Studio album by Negativland
- Released: November 1995
- Recorded: Summer 1992–fall 1994
- Genre: Experimental, plunderphonics
- Length: 1:12:22
- Label: Seeland (Seeland 013)
- Producer: Negativland

Negativland chronology
| Free (1993) | Fair Use: The Story of the Letter U and the Numeral 2 (1995) | Truth in Advertising (1997) |

= Fair Use: The Story of the Letter U and the Numeral 2 =

Fair Use: The Story of the Letter U and the Numeral 2 is a 270-page book and ten track CD released in 1995 by Negativland detailing their lawsuits with U2's record label Island Records for their EP U2, including many legal documents and correspondences.

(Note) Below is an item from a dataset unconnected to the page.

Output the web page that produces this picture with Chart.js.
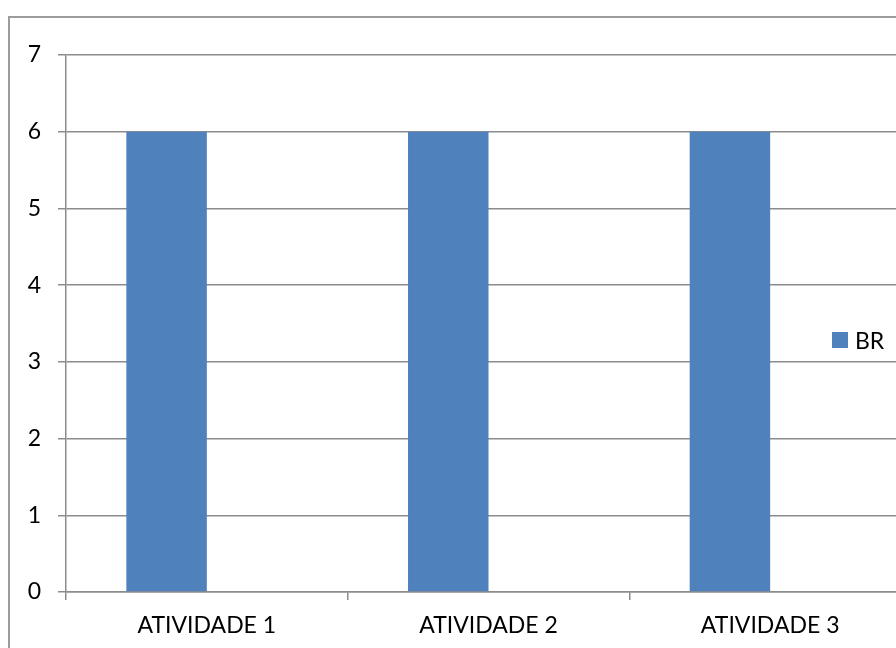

This book includes the text from the original magazine The Letter U and the Numeral 2 which caused Negativland's record label SST Records to sue Negativland for publishing financial information on SST and the story of how they were being treated by SST.

Professional ratings
Review scores
| Source | Rating |
| Allmusic |  |

==Track listing==
1. "Part One: Snuggles" – 2:46
2. "Part Two: Keep Your Evenings Free" – 4:20
3. "Part Three: Please Don't Sue Us" – 4:01
4. "Part Four: Gimme The Mermaid" – 4:30
5. "Part Five: It Ain't Legit" – 4:29
6. "Part Six: You Must Respect Copyright" – 2:30
7. "Part Seven: How Long Have You Been Waiting For U2?" – 7:48
8. "Part Eight: A Nickel Per Fish Sandwich" – 8:00
9. "Part Nine: Only a Sample" – 8:02
10. "Crosley Bendix Discusses the U.S. Copyright Act" – 25:56

==Samples==
Sources appearing on "Dead Dog Records":

ABC, NBC, CBS, CBC, PBS, NPR, FOX, ABS, Wiseguy, Casey Kasem, A Real Dog, the Shangri-La's, Usha Uthup, Wild Bill Hickok, Jingles P. Jones, Elizabeth Claire Prophet, David Ross, Big Daddy, the Edge, XTC, Captain Beefheart, the Chipmunks, Slim Whitman, Holger Hiller, Lightnin' Hopkins, Chumbawamba, Muddy Waters, the Rolling Stones, James Gabbert, Ray Rienhardt, Scott Beach, Led Zeppelin, Jim Bohannon, Perry & Kingsley, Johann Strauss, Little Roger and the Goosebumps, Tom Waits, Marilyn Quayle, David Byrne, the Code, The Little Mermaid, Dean Martin, Danny O'Day and Farfel, Black Flag, the Weatherman, Byram Abbott, James Snothed, Marky Mark and the Funky Bunch, Jeff Koons, the History of Radio, Nina Totenberg, Linda Wortheimer, 2 Live Crew, Roy Orbison, Alan M. Turk, Perez Prado, Brian Robertson, the Jerky Boys, Dan Lynch, Ewan Hughes, Merle Travis, U2, Art Rogers, the Pretenders, Stupidland, TM Productions, Rush Limbaugh, MTV Music Video Awards, B.P. Fallon, Zoo Radio Transmit, De La Soul, Flo and Eddie, Mike Oldfield, Zoo T.V., Crime Photographer, Radioactive Goldfish, Bob Basanich, Tibetan Monks, Bono, Taco Bell, Dana Carvey, Spy Plane Sound Effects Record, Larry King, the Evolution Control Committee, Mark Hamill, Batman, George David Weis, Alan Dershowitz, Bernard Herrmann, Charles Ferris, Penguin Cafe Orchestra, Sammy Davis Jr., Jerry Spence, Brian Eno, Bing Crosby, Wendy Carlos, the Andrews Sisters, Dick Haymes, Ethel Merman, Xerox Technology and many original sounds made and played by Negativland.